Regulatory and Supervisory Functions
Historically and today, the regulatory role of central banks is crucial to a safe and robust financial sector. Central banks set standards for capital adequacy, assess asset quality, and impose stress tests to ensure resilience across commercial banks. Their supervision includes regular audits, comprehensive reporting, and enforcement of compliance with evolving rules.
Regulatory frameworks often parallel international standards crafted by organizations like the Basel Committee. At a national level, supervision aims to protect depositors, promote fair competition, and limit systemic risks, while remaining adaptable to economic shifts. For up-to-date regulatory guidelines and best practices, consult the Basel Committee official documents (https://www.bis.org/bcbs/).
Interaction with Government Policies
The institutional design of most central banks features statutory independence, enabling businesses and households to trust that interest rate decisions are based on economic, not political, considerations. However, central and fiscal authorities frequently coordinate policy responses to ensure policy coherence.

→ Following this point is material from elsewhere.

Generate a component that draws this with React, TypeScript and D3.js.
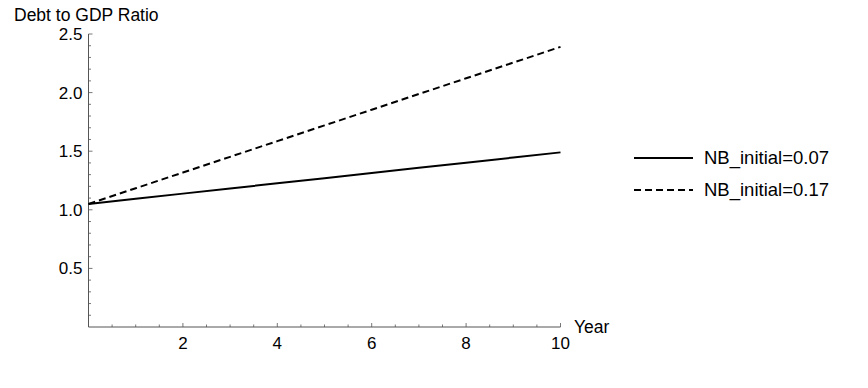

Central banks’ economic research and policy advice often support government decision-making. For instance, their capacity to tighten or loosen monetary conditions can either reinforce or counteract fiscal measures like government spending. This delicate balance demands high levels of transparency, credible communication, and institutional trust.

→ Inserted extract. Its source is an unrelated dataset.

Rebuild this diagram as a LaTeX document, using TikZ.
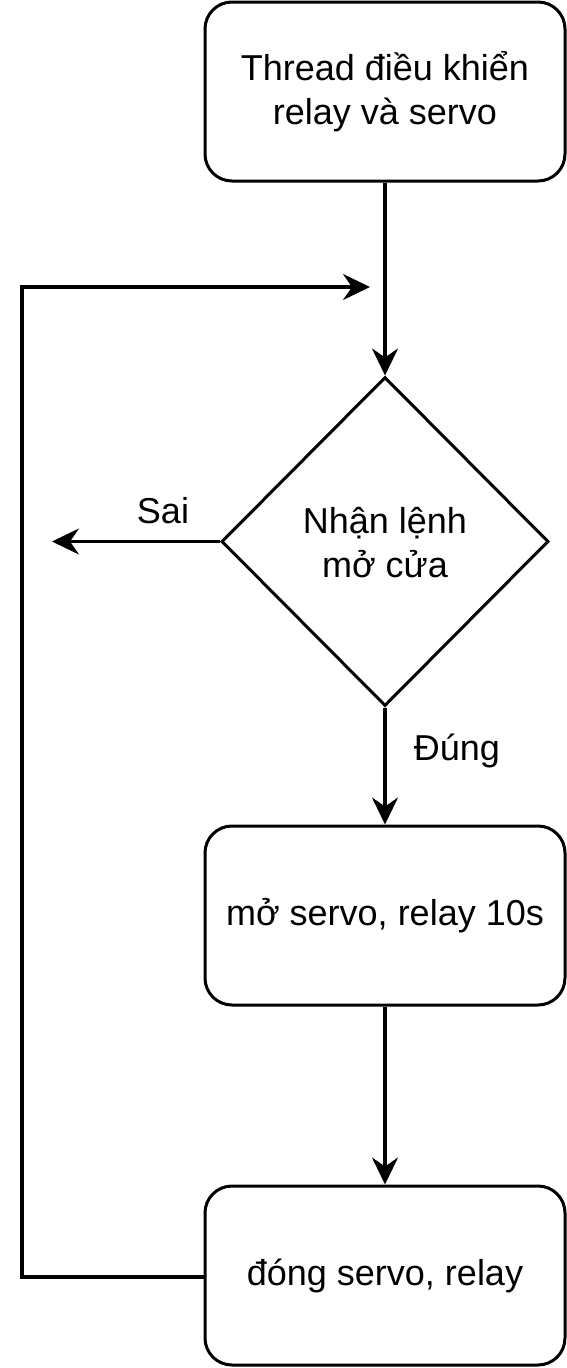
\documentclass[tikz,border=0pt]{standalone}
\usepackage{fontspec}
\setmainfont{Liberation Sans}
\usetikzlibrary{arrows.meta,shapes.geometric}
\begin{document}
\begin{tikzpicture}[x=1pt,y=-1pt,
  box/.style={draw=black,line width=3pt,rounded corners=27pt,minimum width=360pt,minimum height=179pt,align=center,font=\fontsize{36}{44}\selectfont,inner sep=0pt},
  conn/.style={line width=3.2pt,-{Stealth[length=27pt,width=26pt,inset=9pt]}},
  lbl/.style={font=\fontsize{36}{40}\selectfont,inner sep=0pt}]
\useasboundingbox (0,0) rectangle (567,1368);
\node[box] (b1) at (385,91.5) {Thread điều khiển\\relay và servo};
\node[draw=black,line width=3pt,diamond,inner sep=0pt,
  shape aspect=1, xscale=327/329, minimum size=329pt] (d) at (385,541.5) {};
\node[font=\fontsize{36}{44}\selectfont,align=center] (dtxt) at (385,543) {Nhận lệnh\\mở cửa};
\node[box] (b2) at (385,915.5) {mở servo, relay 10s};
\node[box] (b3) at (385,1275.5) {đóng servo, relay};
\coordinate (loopA) at (22,1277);
\coordinate (loopB) at (22,287);
\coordinate (loopC) at (370,287);
\coordinate (sai) at (52,541.5);
\draw[conn] (b1.south) -- (d.north);
\draw[conn] (d.west) -- (sai);
\draw[conn] (d.south) -- (b2.north);
\draw[conn] (b2.south) -- (b3.north);
\draw[conn] (b3.west |- loopA) -- (loopA) -- (loopB) -- (loopC);
\node[lbl] (lsai) at (163,511) {Sai};
\node[lbl] (ldung) at (457,751) {Đúng};
\end{tikzpicture}
\end{document}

Emerging Challenges: Digital Currencies and Innovation
Recent advances in digital technology have brought new challenges and opportunities to the role of central banks. The development of central bank digital currencies (CBDCs) is a prime example, offering the potential to increase payment efficiency, financial inclusion, and competition, while also raising questions of privacy, cybersecurity, and the effectiveness of monetary policy transmission.
Fintech companies and decentralized finance platforms are reshaping payment and credit provision, compelling central banks to reconsider traditional oversight mechanisms. International organizations such as the Bank for International Settlements regularly publish reports on the risks and opportunities of these innovations for the global financial system.
Comparative Context and Regulatory Evolution
Comparisons among leading central banks reveal both shared principles and important regulatory differences. For example, the European Central Bank has an explicit price stability mandate, while the US Federal Reserve also seeks to maximize employment. Meanwhile, emerging economies may grant their central banks broader roles, like supporting economic development or managing sovereign wealth.
As financial markets become more globalized and interconnected, central banks increasingly coordinate via international bodies. Regulatory harmonization efforts—such as Basel III capital standards—aim to prevent regulatory arbitrage and enhance systemic resilience. Yet, regulatory philosophy and priorities continue to reflect national contexts, requiring ongoing dialogue between policymakers, academics, and market participants.
Conclusion
The role of central banks encompasses far more than monetary policy—they shape the resilience, regulation, and future direction of financial markets. Their ability to balance independence with adaptability ensures that global finance remains stable through periods of change. As innovation continues to accelerate, central banks’ influence and frameworks will remain central to navigating the complexities of modern economies.